### Direction
Retype each line of the material exactly, please, skipping any picture in it.

:: Given information

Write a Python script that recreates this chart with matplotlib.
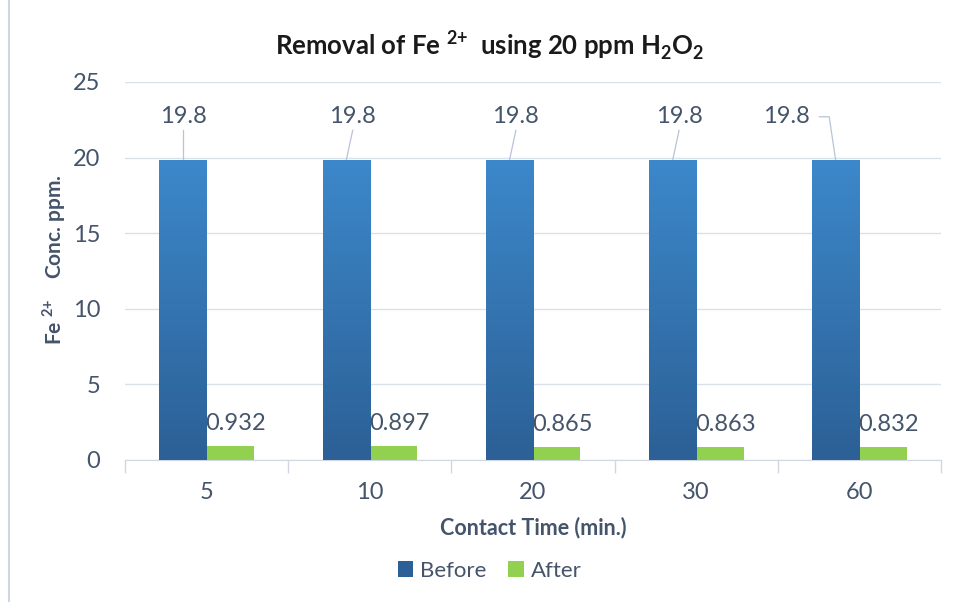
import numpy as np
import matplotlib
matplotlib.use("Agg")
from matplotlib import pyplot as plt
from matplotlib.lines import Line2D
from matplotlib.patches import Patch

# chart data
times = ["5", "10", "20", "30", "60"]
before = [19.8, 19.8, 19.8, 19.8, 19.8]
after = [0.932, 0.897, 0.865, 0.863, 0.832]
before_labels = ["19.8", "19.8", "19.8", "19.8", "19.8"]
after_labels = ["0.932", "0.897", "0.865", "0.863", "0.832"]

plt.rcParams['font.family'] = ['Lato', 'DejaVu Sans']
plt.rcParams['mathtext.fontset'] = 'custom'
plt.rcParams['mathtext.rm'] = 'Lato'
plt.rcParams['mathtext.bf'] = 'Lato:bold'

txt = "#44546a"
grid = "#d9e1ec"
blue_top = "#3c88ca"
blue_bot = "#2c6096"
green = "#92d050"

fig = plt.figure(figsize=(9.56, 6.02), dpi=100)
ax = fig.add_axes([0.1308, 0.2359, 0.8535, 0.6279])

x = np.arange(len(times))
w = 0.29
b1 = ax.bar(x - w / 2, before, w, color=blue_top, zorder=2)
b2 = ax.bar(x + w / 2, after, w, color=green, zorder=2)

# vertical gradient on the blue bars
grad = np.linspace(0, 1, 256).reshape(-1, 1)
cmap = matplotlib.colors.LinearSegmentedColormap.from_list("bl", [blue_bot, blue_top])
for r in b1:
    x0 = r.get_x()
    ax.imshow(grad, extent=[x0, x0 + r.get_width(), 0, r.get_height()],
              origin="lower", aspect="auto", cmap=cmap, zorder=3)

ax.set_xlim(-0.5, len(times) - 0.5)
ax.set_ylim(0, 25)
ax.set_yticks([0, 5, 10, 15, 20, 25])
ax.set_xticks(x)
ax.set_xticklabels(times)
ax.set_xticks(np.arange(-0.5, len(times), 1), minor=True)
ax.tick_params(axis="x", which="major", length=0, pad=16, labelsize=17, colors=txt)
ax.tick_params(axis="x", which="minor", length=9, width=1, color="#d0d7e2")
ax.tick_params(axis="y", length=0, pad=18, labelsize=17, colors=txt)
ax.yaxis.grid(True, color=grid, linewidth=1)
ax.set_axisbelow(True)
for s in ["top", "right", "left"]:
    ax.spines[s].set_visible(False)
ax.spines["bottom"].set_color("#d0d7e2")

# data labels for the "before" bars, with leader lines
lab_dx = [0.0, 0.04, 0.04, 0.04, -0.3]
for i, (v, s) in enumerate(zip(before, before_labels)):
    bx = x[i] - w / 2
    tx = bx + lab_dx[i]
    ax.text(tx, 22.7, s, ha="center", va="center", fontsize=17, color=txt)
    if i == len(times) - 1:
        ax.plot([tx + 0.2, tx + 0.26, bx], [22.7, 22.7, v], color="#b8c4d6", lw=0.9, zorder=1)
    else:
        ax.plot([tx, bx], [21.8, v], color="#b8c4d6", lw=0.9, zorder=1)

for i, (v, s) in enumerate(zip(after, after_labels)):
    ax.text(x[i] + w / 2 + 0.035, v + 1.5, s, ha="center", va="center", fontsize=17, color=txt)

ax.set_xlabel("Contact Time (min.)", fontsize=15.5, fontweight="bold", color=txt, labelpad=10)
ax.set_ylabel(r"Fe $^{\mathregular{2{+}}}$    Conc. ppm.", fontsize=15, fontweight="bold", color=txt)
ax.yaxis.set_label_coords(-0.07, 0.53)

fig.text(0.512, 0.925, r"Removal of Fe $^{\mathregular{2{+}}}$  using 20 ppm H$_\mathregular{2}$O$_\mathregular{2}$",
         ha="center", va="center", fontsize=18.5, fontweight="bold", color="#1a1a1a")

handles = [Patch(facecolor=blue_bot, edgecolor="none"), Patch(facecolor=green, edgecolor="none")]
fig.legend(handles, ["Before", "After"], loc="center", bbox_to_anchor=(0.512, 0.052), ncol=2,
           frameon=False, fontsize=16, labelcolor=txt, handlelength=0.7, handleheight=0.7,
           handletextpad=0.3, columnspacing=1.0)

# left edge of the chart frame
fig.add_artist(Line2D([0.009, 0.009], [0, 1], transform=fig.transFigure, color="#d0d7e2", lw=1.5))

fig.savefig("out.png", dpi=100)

::::

### Final result
Write a Python script that recreates this chart with matplotlib.
import numpy as np
import matplotlib
matplotlib.use("Agg")
from matplotlib import pyplot as plt
from matplotlib.lines import Line2D
from matplotlib.patches import Patch

# chart data
times = ["5", "10", "20", "30", "60"]
before = [19.8, 19.8, 19.8, 19.8, 19.8]
after = [0.932, 0.897, 0.865, 0.863, 0.832]
before_labels = ["19.8", "19.8", "19.8", "19.8", "19.8"]
after_labels = ["0.932", "0.897", "0.865", "0.863", "0.832"]

plt.rcParams['font.family'] = ['Lato', 'DejaVu Sans']
plt.rcParams['mathtext.fontset'] = 'custom'
plt.rcParams['mathtext.rm'] = 'Lato'
plt.rcParams['mathtext.bf'] = 'Lato:bold'

txt = "#44546a"
grid = "#d9e1ec"
blue_top = "#3c88ca"
blue_bot = "#2c6096"
green = "#92d050"

fig = plt.figure(figsize=(9.56, 6.02), dpi=100)
ax = fig.add_axes([0.1308, 0.2359, 0.8535, 0.6279])

x = np.arange(len(times))
w = 0.29
b1 = ax.bar(x - w / 2, before, w, color=blue_top, zorder=2)
b2 = ax.bar(x + w / 2, after, w, color=green, zorder=2)

# vertical gradient on the blue bars
grad = np.linspace(0, 1, 256).reshape(-1, 1)
cmap = matplotlib.colors.LinearSegmentedColormap.from_list("bl", [blue_bot, blue_top])
for r in b1:
    x0 = r.get_x()
    ax.imshow(grad, extent=[x0, x0 + r.get_width(), 0, r.get_height()],
              origin="lower", aspect="auto", cmap=cmap, zorder=3)

ax.set_xlim(-0.5, len(times) - 0.5)
ax.set_ylim(0, 25)
ax.set_yticks([0, 5, 10, 15, 20, 25])
ax.set_xticks(x)
ax.set_xticklabels(times)
ax.set_xticks(np.arange(-0.5, len(times), 1), minor=True)
ax.tick_params(axis="x", which="major", length=0, pad=16, labelsize=17, colors=txt)
ax.tick_params(axis="x", which="minor", length=9, width=1, color="#d0d7e2")
ax.tick_params(axis="y", length=0, pad=18, labelsize=17, colors=txt)
ax.yaxis.grid(True, color=grid, linewidth=1)
ax.set_axisbelow(True)
for s in ["top", "right", "left"]:
    ax.spines[s].set_visible(False)
ax.spines["bottom"].set_color("#d0d7e2")

# data labels for the "before" bars, with leader lines
lab_dx = [0.0, 0.04, 0.04, 0.04, -0.3]
for i, (v, s) in enumerate(zip(before, before_labels)):
    bx = x[i] - w / 2
    tx = bx + lab_dx[i]
    ax.text(tx, 22.7, s, ha="center", va="center", fontsize=17, color=txt)
    if i == len(times) - 1:
        ax.plot([tx + 0.2, tx + 0.26, bx], [22.7, 22.7, v], color="#b8c4d6", lw=0.9, zorder=1)
    else:
        ax.plot([tx, bx], [21.8, v], color="#b8c4d6", lw=0.9, zorder=1)

for i, (v, s) in enumerate(zip(after, after_labels)):
    ax.text(x[i] + w / 2 + 0.035, v + 1.5, s, ha="center", va="center", fontsize=17, color=txt)

ax.set_xlabel("Contact Time (min.)", fontsize=15.5, fontweight="bold", color=txt, labelpad=10)
ax.set_ylabel(r"Fe $^{\mathregular{2{+}}}$    Conc. ppm.", fontsize=15, fontweight="bold", color=txt)
ax.yaxis.set_label_coords(-0.07, 0.53)

fig.text(0.512, 0.925, r"Removal of Fe $^{\mathregular{2{+}}}$  using 20 ppm H$_\mathregular{2}$O$_\mathregular{2}$",
         ha="center", va="center", fontsize=18.5, fontweight="bold", color="#1a1a1a")

handles = [Patch(facecolor=blue_bot, edgecolor="none"), Patch(facecolor=green, edgecolor="none")]
fig.legend(handles, ["Before", "After"], loc="center", bbox_to_anchor=(0.512, 0.052), ncol=2,
           frameon=False, fontsize=16, labelcolor=txt, handlelength=0.7, handleheight=0.7,
           handletextpad=0.3, columnspacing=1.0)

# left edge of the chart frame
fig.add_artist(Line2D([0.009, 0.009], [0, 1], transform=fig.transFigure, color="#d0d7e2", lw=1.5))

fig.savefig("out.png", dpi=100)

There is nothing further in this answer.